> Given problem
Your task is to give the listing below back word for word, pictures excluded.

------------

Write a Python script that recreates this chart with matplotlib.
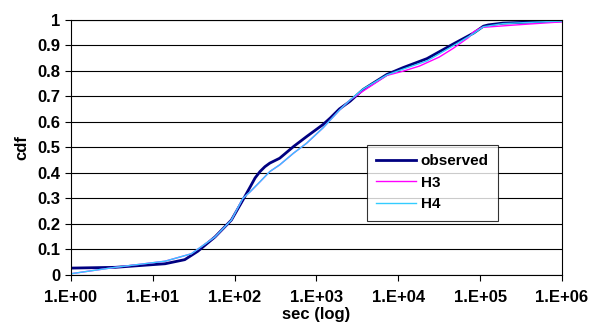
import matplotlib
matplotlib.use("Agg")
import matplotlib.pyplot as plt
import numpy as np

plt.rcParams['font.family'] = ['Liberation Sans', 'DejaVu Sans']
plt.rcParams['font.weight'] = 'bold'

# log10(sec) sample points and cdf values for each series
obs_logx = [0.0, 0.54, 1.15, 1.39, 1.55, 1.76, 1.96, 2.1, 2.15, 2.19, 2.25, 2.31,
            2.37, 2.43, 2.55, 2.72, 2.88, 3.08, 3.17, 3.28, 3.41, 3.57, 3.86,
            4.06, 4.35, 4.67, 4.92, 5.0, 5.04, 5.1, 5.28, 5.69, 6.0]
obs_cdf = [0.027, 0.03, 0.044, 0.06, 0.093, 0.149, 0.215, 0.293, 0.322, 0.345,
           0.38, 0.405, 0.424, 0.438, 0.457, 0.503, 0.542, 0.589, 0.615, 0.65,
           0.68, 0.726, 0.785, 0.812, 0.847, 0.904, 0.947, 0.965, 0.974, 0.979,
           0.986, 0.991, 0.995]

h3_logx = [0.0, 0.54, 1.15, 1.47, 1.76, 1.96, 2.1, 2.19, 2.31, 2.43, 2.55, 2.72,
           2.88, 3.08, 3.28, 3.41, 3.57, 3.86, 4.06, 4.26, 4.5, 4.67, 4.86,
           4.92, 5.02, 5.4, 6.0]
h3_cdf = [0.005, 0.03, 0.054, 0.083, 0.149, 0.215, 0.3, 0.326, 0.365, 0.405,
          0.431, 0.477, 0.516, 0.576, 0.645, 0.685, 0.72, 0.781, 0.798, 0.818,
          0.853, 0.887, 0.93, 0.952, 0.969, 0.978, 0.991]

h4_logx = [0.0, 0.54, 1.15, 1.47, 1.76, 1.96, 2.1, 2.19, 2.31, 2.43, 2.55, 2.72,
           2.88, 3.08, 3.28, 3.41, 3.57, 3.86, 4.06, 4.35, 4.67, 4.92, 5.04,
           5.28, 5.69, 6.0]
h4_cdf = [0.005, 0.03, 0.054, 0.083, 0.149, 0.215, 0.3, 0.326, 0.365, 0.405,
          0.431, 0.477, 0.516, 0.576, 0.645, 0.685, 0.728, 0.783, 0.806, 0.838,
          0.897, 0.945, 0.972, 0.984, 0.99, 0.994]

xticks = [1e0, 1e1, 1e2, 1e3, 1e4, 1e5, 1e6]
xtick_labels = ['1.E+00', '1.E+01', '1.E+02', '1.E+03', '1.E+04', '1.E+05', '1.E+06']
yticks = np.arange(0, 11) / 10
ytick_labels = ['0', '0.1', '0.2', '0.3', '0.4', '0.5', '0.6', '0.7', '0.8', '0.9', '1']

fig = plt.figure(figsize=(5.95, 3.31), dpi=100)
ax = fig.add_axes([0.1193, 0.1692, 0.8252, 0.7718])

ax.plot(10 ** np.array(obs_logx), obs_cdf, color='#000080', lw=2.0, label='observed')
ax.plot(10 ** np.array(h3_logx), h3_cdf, color='#FF00FF', lw=1.0, label='H3')
ax.plot(10 ** np.array(h4_logx), h4_cdf, color='#33CCFF', lw=1.0, label='H4')

ax.set_xscale('log')
ax.set_xlim(1, 1e6)
ax.set_ylim(0, 1)
ax.set_xticks(xticks)
ax.set_xticklabels(xtick_labels)
ax.minorticks_off()
ax.set_yticks(yticks)
ax.set_yticklabels(ytick_labels)
ax.tick_params(axis='both', labelsize=12, length=4, width=0.8, direction='out', colors='black')
ax.tick_params(axis='x', pad=7)
ax.yaxis.grid(True, color='black', lw=0.8)
ax.set_axisbelow(True)
for s in ax.spines.values():
    s.set_linewidth(0.8)

ax.set_xlabel('sec (log)', fontsize=12, fontweight='bold', labelpad=1)
ax.set_ylabel('cdf', fontsize=12, fontweight='bold', labelpad=6)

leg = ax.legend(loc='upper left', bbox_to_anchor=(0.603, 0.509), fontsize=11,
                frameon=True, fancybox=False, edgecolor='black', handlelength=2.6,
                handletextpad=0.3, borderpad=0.6, labelspacing=0.5,
                borderaxespad=0)
leg.get_frame().set_linewidth(0.8)

fig.savefig('out.png', dpi=100)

------------

> Right answer
Write a Python script that recreates this chart with matplotlib.
import matplotlib
matplotlib.use("Agg")
import matplotlib.pyplot as plt
import numpy as np

plt.rcParams['font.family'] = ['Liberation Sans', 'DejaVu Sans']
plt.rcParams['font.weight'] = 'bold'

# log10(sec) sample points and cdf values for each series
obs_logx = [0.0, 0.54, 1.15, 1.39, 1.55, 1.76, 1.96, 2.1, 2.15, 2.19, 2.25, 2.31,
            2.37, 2.43, 2.55, 2.72, 2.88, 3.08, 3.17, 3.28, 3.41, 3.57, 3.86,
            4.06, 4.35, 4.67, 4.92, 5.0, 5.04, 5.1, 5.28, 5.69, 6.0]
obs_cdf = [0.027, 0.03, 0.044, 0.06, 0.093, 0.149, 0.215, 0.293, 0.322, 0.345,
           0.38, 0.405, 0.424, 0.438, 0.457, 0.503, 0.542, 0.589, 0.615, 0.65,
           0.68, 0.726, 0.785, 0.812, 0.847, 0.904, 0.947, 0.965, 0.974, 0.979,
           0.986, 0.991, 0.995]

h3_logx = [0.0, 0.54, 1.15, 1.47, 1.76, 1.96, 2.1, 2.19, 2.31, 2.43, 2.55, 2.72,
           2.88, 3.08, 3.28, 3.41, 3.57, 3.86, 4.06, 4.26, 4.5, 4.67, 4.86,
           4.92, 5.02, 5.4, 6.0]
h3_cdf = [0.005, 0.03, 0.054, 0.083, 0.149, 0.215, 0.3, 0.326, 0.365, 0.405,
          0.431, 0.477, 0.516, 0.576, 0.645, 0.685, 0.72, 0.781, 0.798, 0.818,
          0.853, 0.887, 0.93, 0.952, 0.969, 0.978, 0.991]

h4_logx = [0.0, 0.54, 1.15, 1.47, 1.76, 1.96, 2.1, 2.19, 2.31, 2.43, 2.55, 2.72,
           2.88, 3.08, 3.28, 3.41, 3.57, 3.86, 4.06, 4.35, 4.67, 4.92, 5.04,
           5.28, 5.69, 6.0]
h4_cdf = [0.005, 0.03, 0.054, 0.083, 0.149, 0.215, 0.3, 0.326, 0.365, 0.405,
          0.431, 0.477, 0.516, 0.576, 0.645, 0.685, 0.728, 0.783, 0.806, 0.838,
          0.897, 0.945, 0.972, 0.984, 0.99, 0.994]

xticks = [1e0, 1e1, 1e2, 1e3, 1e4, 1e5, 1e6]
xtick_labels = ['1.E+00', '1.E+01', '1.E+02', '1.E+03', '1.E+04', '1.E+05', '1.E+06']
yticks = np.arange(0, 11) / 10
ytick_labels = ['0', '0.1', '0.2', '0.3', '0.4', '0.5', '0.6', '0.7', '0.8', '0.9', '1']

fig = plt.figure(figsize=(5.95, 3.31), dpi=100)
ax = fig.add_axes([0.1193, 0.1692, 0.8252, 0.7718])

ax.plot(10 ** np.array(obs_logx), obs_cdf, color='#000080', lw=2.0, label='observed')
ax.plot(10 ** np.array(h3_logx), h3_cdf, color='#FF00FF', lw=1.0, label='H3')
ax.plot(10 ** np.array(h4_logx), h4_cdf, color='#33CCFF', lw=1.0, label='H4')

ax.set_xscale('log')
ax.set_xlim(1, 1e6)
ax.set_ylim(0, 1)
ax.set_xticks(xticks)
ax.set_xticklabels(xtick_labels)
ax.minorticks_off()
ax.set_yticks(yticks)
ax.set_yticklabels(ytick_labels)
ax.tick_params(axis='both', labelsize=12, length=4, width=0.8, direction='out', colors='black')
ax.tick_params(axis='x', pad=7)
ax.yaxis.grid(True, color='black', lw=0.8)
ax.set_axisbelow(True)
for s in ax.spines.values():
    s.set_linewidth(0.8)

ax.set_xlabel('sec (log)', fontsize=12, fontweight='bold', labelpad=1)
ax.set_ylabel('cdf', fontsize=12, fontweight='bold', labelpad=6)

leg = ax.legend(loc='upper left', bbox_to_anchor=(0.603, 0.509), fontsize=11,
                frameon=True, fancybox=False, edgecolor='black', handlelength=2.6,
                handletextpad=0.3, borderpad=0.6, labelspacing=0.5,
                borderaxespad=0)
leg.get_frame().set_linewidth(0.8)

fig.savefig('out.png', dpi=100)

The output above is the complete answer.